▶ _Work to do_: Keep the pictures out of the copy and print all the entries below exactly.

▶ _Supplied records_:
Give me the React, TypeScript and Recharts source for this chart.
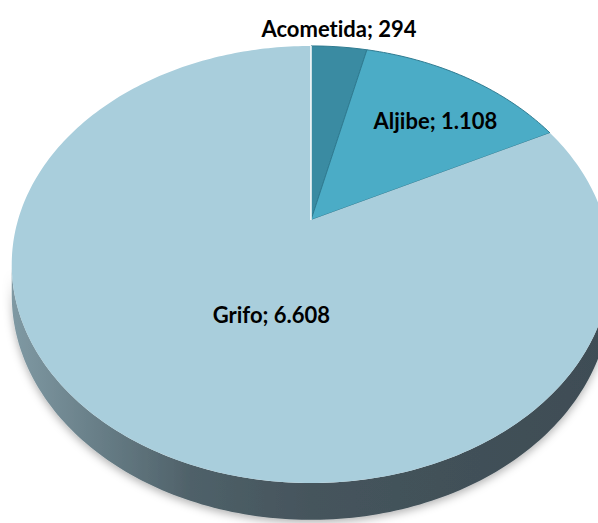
import { PieChart, Pie } from "recharts";

// Tipo de conexión y número de usos
const CATEGORIES = ["Acometida", "Aljibe", "Grifo"];
const VALUES = [294, 1108, 6608];
const COLORS = ["#3a8ba2", "#4bacc6", "#a9cedc"];

const data = CATEGORIES.map((name, i) => ({ name, value: VALUES[i], fill: COLORS[i] }));

const WIDTH = 598;
const HEIGHT = 523;

// tilted disc seen in perspective: far side shrinks, near side grows
const TILT = 0.715;
const PERSPECTIVE = 0.2036;
const DEPTH = 0.1;
const EDGE = "#2f7b91";

// label placement on the disc (radius fraction, angle nudge in degrees)
const LABEL_PLACE = [
  { r: 1, nudge: 0, outside: true },
  { r: 0.7, nudge: 4, outside: false },
  { r: 0.435, nudge: -15, outside: false },
];

function project(cx: number, cy: number, R: number, phi: number, r: number, drop = 0) {
  const p = (phi * Math.PI) / 180;
  const u = r * Math.sin(p);
  const v = r * Math.cos(p);
  const d = 1 + PERSPECTIVE * v;
  return [cx + (R * u) / d, cy - (R * TILT * v) / d + (drop * R * DEPTH) / d];
}

function arcPoints(cx: number, cy: number, R: number, from: number, to: number, drop = 0) {
  const pts: number[][] = [];
  const steps = Math.max(2, Math.ceil(Math.abs(to - from)));
  for (let i = 0; i <= steps; i++) {
    pts.push(project(cx, cy, R, from + ((to - from) * i) / steps, 1, drop));
  }
  return pts;
}

const fmt = (v: number) => String(v).replace(/\B(?=(\d{3})+(?!\d))/g, ".");

function Slice3D(props: any) {
  const { cx, cy, outerRadius, startAngle, endAngle, fill, index } = props;
  const R = outerRadius;
  const a0 = 90 - startAngle;
  const a1 = 90 - endAngle;

  // visible front wall lies between the two silhouette angles
  const left = (Math.acos(-PERSPECTIVE) * 180) / Math.PI;
  const right = 360 - left;
  const s0 = Math.max(a0, left);
  const s1 = Math.min(a1, right);
  let side: string | null = null;
  if (s1 > s0) {
    const top = arcPoints(cx, cy, R, s0, s1);
    const bottom = arcPoints(cx, cy, R, s1, s0, 1);
    side = "M" + [...top, ...bottom].map((p) => p.join(",")).join("L") + "Z";
  }

  const face =
    `M${cx},${cy}L` + arcPoints(cx, cy, R, a0, a1).map((p) => p.join(",")).join("L") + "Z";
  const last = index === data.length - 1;
  const endPt = project(cx, cy, R, a1, 1);

  return (
    <g>
      {side && <path d={side} fill="url(#sideGrad)" filter="url(#pieShadow)" />}
      <path
        d={face}
        fill={fill}
        stroke={last ? "none" : EDGE}
        strokeWidth={1}
        strokeLinejoin="round"
      />
      {last && (
        <line x1={cx} y1={cy} x2={endPt[0]} y2={endPt[1]} stroke="#ffffff" strokeWidth={1.5} />
      )}
    </g>
  );
}

function SliceLabel(props: any) {
  const { cx, cy, outerRadius, midAngle, index, name, value } = props;
  const place = LABEL_PLACE[index];
  const phi = 90 - midAngle + place.nudge;
  const [x, y] = project(cx, cy, outerRadius, phi, place.r);
  return (
    <text
      x={x}
      y={place.outside ? y - 10 : y + 7.5}
      textAnchor="middle"
      fill="#000000"
      fontFamily="Lato, 'Open Sans', sans-serif"
      fontWeight={700}
      fontSize={22}
      style={{ fontVariantLigatures: "none", fontFeatureSettings: "'liga' 0, 'clig' 0" }}
    >
      {`${name}; ${fmt(value)}`}
    </text>
  );
}

export default function App() {
  return (
    <div style={{ position: "absolute", left: 0, top: 0, width: WIDTH, height: HEIGHT, background: "#fff" }}>
      <PieChart width={WIDTH} height={HEIGHT} margin={{ top: 0, right: 0, bottom: 0, left: 0 }}>
        <defs>
          <linearGradient id="sideGrad" x1="12" y1="0" x2="610" y2="0" gradientUnits="userSpaceOnUse">
            <stop offset="0" stopColor="#7f99a3" />
            <stop offset="0.3" stopColor="#4f6169" />
            <stop offset="0.5" stopColor="#45545c" />
            <stop offset="1" stopColor="#3e4d55" />
          </linearGradient>
          <filter id="pieShadow" x="-10%" y="-10%" width="120%" height="140%">
            <feDropShadow dx="0" dy="3" stdDeviation="4" floodColor="#000" floodOpacity="0.3" />
          </filter>
        </defs>
        <Pie
          data={data}
          dataKey="value"
          nameKey="name"
          cx={311}
          cy={220}
          outerRadius={293}
          startAngle={90}
          endAngle={-270}
          stroke="none"
          shape={Slice3D}
          label={SliceLabel}
          labelLine={false}
          isAnimationActive={false}
        />
      </PieChart>
    </div>
  );
}
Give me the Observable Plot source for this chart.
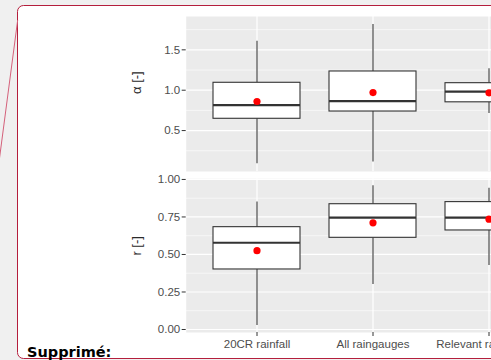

▶ _Written response_:
Give me the React, TypeScript and Recharts source for this chart.
import { PieChart, Pie } from "recharts";

// Tipo de conexión y número de usos
const CATEGORIES = ["Acometida", "Aljibe", "Grifo"];
const VALUES = [294, 1108, 6608];
const COLORS = ["#3a8ba2", "#4bacc6", "#a9cedc"];

const data = CATEGORIES.map((name, i) => ({ name, value: VALUES[i], fill: COLORS[i] }));

const WIDTH = 598;
const HEIGHT = 523;

// tilted disc seen in perspective: far side shrinks, near side grows
const TILT = 0.715;
const PERSPECTIVE = 0.2036;
const DEPTH = 0.1;
const EDGE = "#2f7b91";

// label placement on the disc (radius fraction, angle nudge in degrees)
const LABEL_PLACE = [
  { r: 1, nudge: 0, outside: true },
  { r: 0.7, nudge: 4, outside: false },
  { r: 0.435, nudge: -15, outside: false },
];

function project(cx: number, cy: number, R: number, phi: number, r: number, drop = 0) {
  const p = (phi * Math.PI) / 180;
  const u = r * Math.sin(p);
  const v = r * Math.cos(p);
  const d = 1 + PERSPECTIVE * v;
  return [cx + (R * u) / d, cy - (R * TILT * v) / d + (drop * R * DEPTH) / d];
}

function arcPoints(cx: number, cy: number, R: number, from: number, to: number, drop = 0) {
  const pts: number[][] = [];
  const steps = Math.max(2, Math.ceil(Math.abs(to - from)));
  for (let i = 0; i <= steps; i++) {
    pts.push(project(cx, cy, R, from + ((to - from) * i) / steps, 1, drop));
  }
  return pts;
}

const fmt = (v: number) => String(v).replace(/\B(?=(\d{3})+(?!\d))/g, ".");

function Slice3D(props: any) {
  const { cx, cy, outerRadius, startAngle, endAngle, fill, index } = props;
  const R = outerRadius;
  const a0 = 90 - startAngle;
  const a1 = 90 - endAngle;

  // visible front wall lies between the two silhouette angles
  const left = (Math.acos(-PERSPECTIVE) * 180) / Math.PI;
  const right = 360 - left;
  const s0 = Math.max(a0, left);
  const s1 = Math.min(a1, right);
  let side: string | null = null;
  if (s1 > s0) {
    const top = arcPoints(cx, cy, R, s0, s1);
    const bottom = arcPoints(cx, cy, R, s1, s0, 1);
    side = "M" + [...top, ...bottom].map((p) => p.join(",")).join("L") + "Z";
  }

  const face =
    `M${cx},${cy}L` + arcPoints(cx, cy, R, a0, a1).map((p) => p.join(",")).join("L") + "Z";
  const last = index === data.length - 1;
  const endPt = project(cx, cy, R, a1, 1);

  return (
    <g>
      {side && <path d={side} fill="url(#sideGrad)" filter="url(#pieShadow)" />}
      <path
        d={face}
        fill={fill}
        stroke={last ? "none" : EDGE}
        strokeWidth={1}
        strokeLinejoin="round"
      />
      {last && (
        <line x1={cx} y1={cy} x2={endPt[0]} y2={endPt[1]} stroke="#ffffff" strokeWidth={1.5} />
      )}
    </g>
  );
}

function SliceLabel(props: any) {
  const { cx, cy, outerRadius, midAngle, index, name, value } = props;
  const place = LABEL_PLACE[index];
  const phi = 90 - midAngle + place.nudge;
  const [x, y] = project(cx, cy, outerRadius, phi, place.r);
  return (
    <text
      x={x}
      y={place.outside ? y - 10 : y + 7.5}
      textAnchor="middle"
      fill="#000000"
      fontFamily="Lato, 'Open Sans', sans-serif"
      fontWeight={700}
      fontSize={22}
      style={{ fontVariantLigatures: "none", fontFeatureSettings: "'liga' 0, 'clig' 0" }}
    >
      {`${name}; ${fmt(value)}`}
    </text>
  );
}

export default function App() {
  return (
    <div style={{ position: "absolute", left: 0, top: 0, width: WIDTH, height: HEIGHT, background: "#fff" }}>
      <PieChart width={WIDTH} height={HEIGHT} margin={{ top: 0, right: 0, bottom: 0, left: 0 }}>
        <defs>
          <linearGradient id="sideGrad" x1="12" y1="0" x2="610" y2="0" gradientUnits="userSpaceOnUse">
            <stop offset="0" stopColor="#7f99a3" />
            <stop offset="0.3" stopColor="#4f6169" />
            <stop offset="0.5" stopColor="#45545c" />
            <stop offset="1" stopColor="#3e4d55" />
          </linearGradient>
          <filter id="pieShadow" x="-10%" y="-10%" width="120%" height="140%">
            <feDropShadow dx="0" dy="3" stdDeviation="4" floodColor="#000" floodOpacity="0.3" />
          </filter>
        </defs>
        <Pie
          data={data}
          dataKey="value"
          nameKey="name"
          cx={311}
          cy={220}
          outerRadius={293}
          startAngle={90}
          endAngle={-270}
          stroke="none"
          shape={Slice3D}
          label={SliceLabel}
          labelLine={false}
          isAnimationActive={false}
        />
      </PieChart>
    </div>
  );
}
Give me the Observable Plot source for this chart.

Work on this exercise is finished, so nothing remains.